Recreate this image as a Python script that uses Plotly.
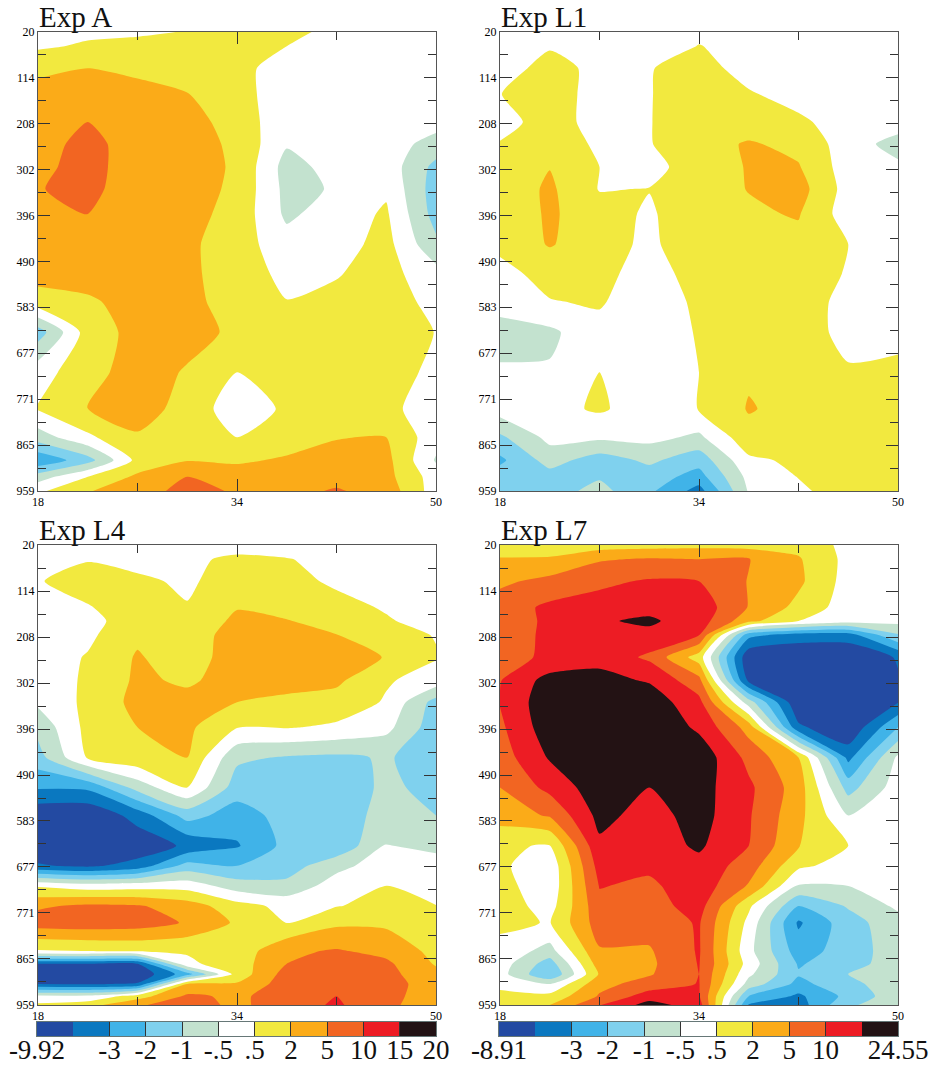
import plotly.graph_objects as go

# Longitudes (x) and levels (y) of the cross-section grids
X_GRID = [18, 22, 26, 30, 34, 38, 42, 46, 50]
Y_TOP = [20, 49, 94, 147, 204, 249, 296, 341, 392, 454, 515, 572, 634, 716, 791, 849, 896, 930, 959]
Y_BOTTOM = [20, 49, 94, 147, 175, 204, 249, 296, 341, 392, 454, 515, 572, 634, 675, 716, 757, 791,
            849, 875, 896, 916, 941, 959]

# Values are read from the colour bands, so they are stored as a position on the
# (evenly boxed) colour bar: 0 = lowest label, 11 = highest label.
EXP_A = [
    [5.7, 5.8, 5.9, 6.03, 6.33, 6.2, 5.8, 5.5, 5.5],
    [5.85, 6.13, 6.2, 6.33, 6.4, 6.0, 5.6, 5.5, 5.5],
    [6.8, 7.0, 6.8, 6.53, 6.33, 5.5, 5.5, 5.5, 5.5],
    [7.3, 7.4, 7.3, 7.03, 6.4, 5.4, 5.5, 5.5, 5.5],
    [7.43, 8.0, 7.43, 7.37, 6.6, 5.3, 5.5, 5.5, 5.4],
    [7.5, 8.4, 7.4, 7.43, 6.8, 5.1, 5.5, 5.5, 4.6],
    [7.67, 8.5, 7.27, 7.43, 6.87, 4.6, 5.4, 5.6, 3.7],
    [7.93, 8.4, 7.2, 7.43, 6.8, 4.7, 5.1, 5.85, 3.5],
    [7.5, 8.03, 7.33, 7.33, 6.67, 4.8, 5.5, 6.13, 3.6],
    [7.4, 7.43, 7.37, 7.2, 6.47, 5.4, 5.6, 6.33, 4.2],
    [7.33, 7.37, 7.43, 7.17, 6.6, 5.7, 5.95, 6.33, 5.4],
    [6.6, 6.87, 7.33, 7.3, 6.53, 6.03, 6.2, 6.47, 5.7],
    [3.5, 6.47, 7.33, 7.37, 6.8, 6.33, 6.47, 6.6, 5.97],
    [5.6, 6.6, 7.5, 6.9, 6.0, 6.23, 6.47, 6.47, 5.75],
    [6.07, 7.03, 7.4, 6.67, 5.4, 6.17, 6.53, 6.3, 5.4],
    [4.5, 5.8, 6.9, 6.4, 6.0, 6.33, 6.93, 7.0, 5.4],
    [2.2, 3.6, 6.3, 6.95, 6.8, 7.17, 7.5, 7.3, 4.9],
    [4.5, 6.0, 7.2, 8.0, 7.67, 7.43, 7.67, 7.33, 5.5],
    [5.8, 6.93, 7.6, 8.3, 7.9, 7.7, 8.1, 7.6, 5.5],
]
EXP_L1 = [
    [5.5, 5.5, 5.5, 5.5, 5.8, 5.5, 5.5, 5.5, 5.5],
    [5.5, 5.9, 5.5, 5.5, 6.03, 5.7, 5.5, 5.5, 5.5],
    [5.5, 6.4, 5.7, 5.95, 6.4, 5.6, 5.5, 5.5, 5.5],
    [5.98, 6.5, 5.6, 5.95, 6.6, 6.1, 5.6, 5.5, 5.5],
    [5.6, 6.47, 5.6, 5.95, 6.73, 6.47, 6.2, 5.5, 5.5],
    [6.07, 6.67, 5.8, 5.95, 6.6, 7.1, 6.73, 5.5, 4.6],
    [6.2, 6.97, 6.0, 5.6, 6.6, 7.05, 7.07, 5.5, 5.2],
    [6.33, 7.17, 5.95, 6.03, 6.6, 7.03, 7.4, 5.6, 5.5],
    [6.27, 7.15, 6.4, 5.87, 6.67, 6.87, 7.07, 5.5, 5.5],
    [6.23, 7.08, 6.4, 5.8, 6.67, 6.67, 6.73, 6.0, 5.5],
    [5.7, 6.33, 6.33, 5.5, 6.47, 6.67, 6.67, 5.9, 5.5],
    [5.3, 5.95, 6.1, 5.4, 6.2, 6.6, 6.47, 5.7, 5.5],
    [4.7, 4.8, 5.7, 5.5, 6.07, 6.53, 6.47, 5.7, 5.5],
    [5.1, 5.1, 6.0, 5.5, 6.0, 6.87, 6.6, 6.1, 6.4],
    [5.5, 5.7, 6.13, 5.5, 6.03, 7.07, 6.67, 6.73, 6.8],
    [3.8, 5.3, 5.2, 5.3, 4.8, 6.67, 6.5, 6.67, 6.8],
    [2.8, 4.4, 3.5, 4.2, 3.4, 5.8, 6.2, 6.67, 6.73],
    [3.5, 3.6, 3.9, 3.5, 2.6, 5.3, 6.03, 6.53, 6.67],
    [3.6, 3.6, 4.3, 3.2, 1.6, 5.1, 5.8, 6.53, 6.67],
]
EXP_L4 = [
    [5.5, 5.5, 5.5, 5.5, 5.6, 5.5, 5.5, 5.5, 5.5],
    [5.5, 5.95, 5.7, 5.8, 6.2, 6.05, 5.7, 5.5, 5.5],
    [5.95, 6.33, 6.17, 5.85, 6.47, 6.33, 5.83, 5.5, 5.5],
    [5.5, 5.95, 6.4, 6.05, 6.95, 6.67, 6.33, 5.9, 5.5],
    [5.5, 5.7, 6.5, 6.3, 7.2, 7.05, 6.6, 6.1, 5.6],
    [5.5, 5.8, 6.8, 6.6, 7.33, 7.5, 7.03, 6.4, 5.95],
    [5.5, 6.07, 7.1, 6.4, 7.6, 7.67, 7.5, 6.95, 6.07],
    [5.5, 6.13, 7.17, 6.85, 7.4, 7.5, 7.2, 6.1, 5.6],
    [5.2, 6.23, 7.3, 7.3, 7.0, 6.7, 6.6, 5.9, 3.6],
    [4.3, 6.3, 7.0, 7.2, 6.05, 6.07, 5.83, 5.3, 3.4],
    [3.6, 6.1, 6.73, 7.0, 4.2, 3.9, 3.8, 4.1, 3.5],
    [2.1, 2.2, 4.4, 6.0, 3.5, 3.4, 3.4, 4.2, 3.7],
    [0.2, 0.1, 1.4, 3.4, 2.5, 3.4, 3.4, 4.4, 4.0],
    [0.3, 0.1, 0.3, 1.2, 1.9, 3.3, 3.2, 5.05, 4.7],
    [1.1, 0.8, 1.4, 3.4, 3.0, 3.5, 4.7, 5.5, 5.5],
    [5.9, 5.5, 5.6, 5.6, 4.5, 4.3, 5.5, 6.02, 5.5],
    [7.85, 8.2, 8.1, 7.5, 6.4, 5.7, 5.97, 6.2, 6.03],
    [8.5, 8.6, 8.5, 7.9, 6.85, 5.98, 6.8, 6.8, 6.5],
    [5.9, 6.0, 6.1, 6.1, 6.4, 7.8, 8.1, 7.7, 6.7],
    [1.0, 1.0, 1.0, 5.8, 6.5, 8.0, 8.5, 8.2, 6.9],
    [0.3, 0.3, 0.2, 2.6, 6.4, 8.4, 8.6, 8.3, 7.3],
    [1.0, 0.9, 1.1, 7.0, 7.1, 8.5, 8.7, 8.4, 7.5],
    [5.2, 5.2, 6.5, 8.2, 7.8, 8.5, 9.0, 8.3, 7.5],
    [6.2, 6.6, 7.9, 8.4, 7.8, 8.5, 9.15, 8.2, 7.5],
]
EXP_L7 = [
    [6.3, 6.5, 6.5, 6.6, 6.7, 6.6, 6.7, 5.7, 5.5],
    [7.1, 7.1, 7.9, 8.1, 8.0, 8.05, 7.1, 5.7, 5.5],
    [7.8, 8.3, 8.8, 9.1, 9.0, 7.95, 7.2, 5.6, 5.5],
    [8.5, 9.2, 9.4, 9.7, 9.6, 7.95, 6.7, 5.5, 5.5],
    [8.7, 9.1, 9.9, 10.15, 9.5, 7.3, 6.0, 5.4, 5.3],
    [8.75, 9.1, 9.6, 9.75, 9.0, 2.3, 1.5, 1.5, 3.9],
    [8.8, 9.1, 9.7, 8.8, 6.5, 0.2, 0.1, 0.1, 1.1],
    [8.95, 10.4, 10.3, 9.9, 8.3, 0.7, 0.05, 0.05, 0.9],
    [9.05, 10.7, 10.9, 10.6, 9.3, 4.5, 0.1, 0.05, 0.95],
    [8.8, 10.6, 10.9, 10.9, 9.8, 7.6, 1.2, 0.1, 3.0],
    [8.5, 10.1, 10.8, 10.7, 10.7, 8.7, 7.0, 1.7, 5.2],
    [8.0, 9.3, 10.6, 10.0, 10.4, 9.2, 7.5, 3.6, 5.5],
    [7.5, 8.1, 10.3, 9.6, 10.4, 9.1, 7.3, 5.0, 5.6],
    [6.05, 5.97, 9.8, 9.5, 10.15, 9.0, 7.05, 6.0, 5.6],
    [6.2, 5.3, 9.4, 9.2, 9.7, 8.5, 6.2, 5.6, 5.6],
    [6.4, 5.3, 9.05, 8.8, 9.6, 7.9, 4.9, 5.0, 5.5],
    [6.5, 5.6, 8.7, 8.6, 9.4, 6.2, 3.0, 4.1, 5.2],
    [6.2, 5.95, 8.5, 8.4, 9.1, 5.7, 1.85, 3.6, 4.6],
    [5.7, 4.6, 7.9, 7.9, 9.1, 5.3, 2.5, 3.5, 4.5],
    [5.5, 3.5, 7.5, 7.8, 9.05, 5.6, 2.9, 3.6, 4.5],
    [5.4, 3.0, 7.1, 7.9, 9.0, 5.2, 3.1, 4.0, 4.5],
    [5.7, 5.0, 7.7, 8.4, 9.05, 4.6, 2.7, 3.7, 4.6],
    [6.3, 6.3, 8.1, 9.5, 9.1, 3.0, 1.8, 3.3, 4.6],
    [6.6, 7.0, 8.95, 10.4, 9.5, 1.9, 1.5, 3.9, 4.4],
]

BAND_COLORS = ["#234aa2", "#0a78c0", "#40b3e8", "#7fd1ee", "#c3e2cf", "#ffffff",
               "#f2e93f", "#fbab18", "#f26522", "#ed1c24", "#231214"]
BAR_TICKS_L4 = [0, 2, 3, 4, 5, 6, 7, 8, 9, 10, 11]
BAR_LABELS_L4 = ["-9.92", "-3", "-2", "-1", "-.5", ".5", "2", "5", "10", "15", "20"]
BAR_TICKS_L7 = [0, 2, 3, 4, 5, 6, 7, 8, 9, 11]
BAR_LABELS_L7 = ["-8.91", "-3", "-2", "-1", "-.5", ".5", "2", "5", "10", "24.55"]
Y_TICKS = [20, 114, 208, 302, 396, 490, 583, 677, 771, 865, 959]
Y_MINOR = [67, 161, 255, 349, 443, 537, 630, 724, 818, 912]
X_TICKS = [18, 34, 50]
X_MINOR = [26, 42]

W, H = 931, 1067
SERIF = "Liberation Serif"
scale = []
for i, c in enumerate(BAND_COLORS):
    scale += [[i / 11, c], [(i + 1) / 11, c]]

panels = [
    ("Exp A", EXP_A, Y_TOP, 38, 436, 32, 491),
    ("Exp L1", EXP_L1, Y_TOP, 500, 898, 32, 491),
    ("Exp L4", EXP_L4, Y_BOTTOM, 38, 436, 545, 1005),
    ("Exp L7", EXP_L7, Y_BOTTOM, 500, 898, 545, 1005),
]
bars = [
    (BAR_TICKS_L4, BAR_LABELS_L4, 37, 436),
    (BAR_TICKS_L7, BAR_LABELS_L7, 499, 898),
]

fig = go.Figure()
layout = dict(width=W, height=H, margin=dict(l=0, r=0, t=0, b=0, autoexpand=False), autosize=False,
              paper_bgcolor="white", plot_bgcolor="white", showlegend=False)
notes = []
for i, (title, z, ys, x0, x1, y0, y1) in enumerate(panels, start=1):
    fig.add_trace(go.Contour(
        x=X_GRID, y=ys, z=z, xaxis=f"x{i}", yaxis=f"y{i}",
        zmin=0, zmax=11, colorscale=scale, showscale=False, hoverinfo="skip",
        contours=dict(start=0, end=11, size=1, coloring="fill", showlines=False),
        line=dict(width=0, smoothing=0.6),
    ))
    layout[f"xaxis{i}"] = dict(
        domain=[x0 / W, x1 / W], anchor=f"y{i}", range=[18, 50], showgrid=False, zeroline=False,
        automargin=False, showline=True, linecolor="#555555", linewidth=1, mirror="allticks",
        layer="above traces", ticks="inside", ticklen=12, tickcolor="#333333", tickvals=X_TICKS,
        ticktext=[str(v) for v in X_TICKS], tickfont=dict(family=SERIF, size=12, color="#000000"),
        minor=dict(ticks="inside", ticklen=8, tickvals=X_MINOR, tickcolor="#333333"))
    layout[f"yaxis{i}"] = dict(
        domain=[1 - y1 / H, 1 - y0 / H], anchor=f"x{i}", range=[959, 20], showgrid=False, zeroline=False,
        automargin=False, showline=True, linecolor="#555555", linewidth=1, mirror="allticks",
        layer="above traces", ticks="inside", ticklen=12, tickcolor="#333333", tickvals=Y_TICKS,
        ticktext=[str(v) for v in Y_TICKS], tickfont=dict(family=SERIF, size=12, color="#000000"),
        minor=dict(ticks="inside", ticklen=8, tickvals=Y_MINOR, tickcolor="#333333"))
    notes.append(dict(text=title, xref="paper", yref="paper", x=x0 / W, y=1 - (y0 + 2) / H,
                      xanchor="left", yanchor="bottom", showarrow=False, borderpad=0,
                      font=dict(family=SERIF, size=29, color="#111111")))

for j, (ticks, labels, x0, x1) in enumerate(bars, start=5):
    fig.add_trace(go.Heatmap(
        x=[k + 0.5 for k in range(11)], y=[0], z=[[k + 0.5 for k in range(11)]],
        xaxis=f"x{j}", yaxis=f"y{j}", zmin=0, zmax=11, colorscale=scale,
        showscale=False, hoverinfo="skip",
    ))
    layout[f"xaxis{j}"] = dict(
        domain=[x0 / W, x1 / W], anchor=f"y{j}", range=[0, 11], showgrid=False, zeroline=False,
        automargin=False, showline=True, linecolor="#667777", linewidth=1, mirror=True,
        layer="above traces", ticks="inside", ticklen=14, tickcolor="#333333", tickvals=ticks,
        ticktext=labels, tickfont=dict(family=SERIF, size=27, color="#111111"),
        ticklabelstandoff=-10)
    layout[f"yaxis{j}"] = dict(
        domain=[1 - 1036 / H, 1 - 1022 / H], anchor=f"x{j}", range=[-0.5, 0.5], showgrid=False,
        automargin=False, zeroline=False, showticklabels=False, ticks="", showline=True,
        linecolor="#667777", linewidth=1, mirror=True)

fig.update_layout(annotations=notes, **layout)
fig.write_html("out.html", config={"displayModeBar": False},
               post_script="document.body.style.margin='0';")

****

Instructions to follow
Make an exact copy of the lines from the top of the material through the line with "849, 875, 896, 916, 941, 959]", pictures excluded.

Response to the exercise
Recreate this image as a Python script that uses Plotly.
import plotly.graph_objects as go

# Longitudes (x) and levels (y) of the cross-section grids
X_GRID = [18, 22, 26, 30, 34, 38, 42, 46, 50]
Y_TOP = [20, 49, 94, 147, 204, 249, 296, 341, 392, 454, 515, 572, 634, 716, 791, 849, 896, 930, 959]
Y_BOTTOM = [20, 49, 94, 147, 175, 204, 249, 296, 341, 392, 454, 515, 572, 634, 675, 716, 757, 791,
            849, 875, 896, 916, 941, 959]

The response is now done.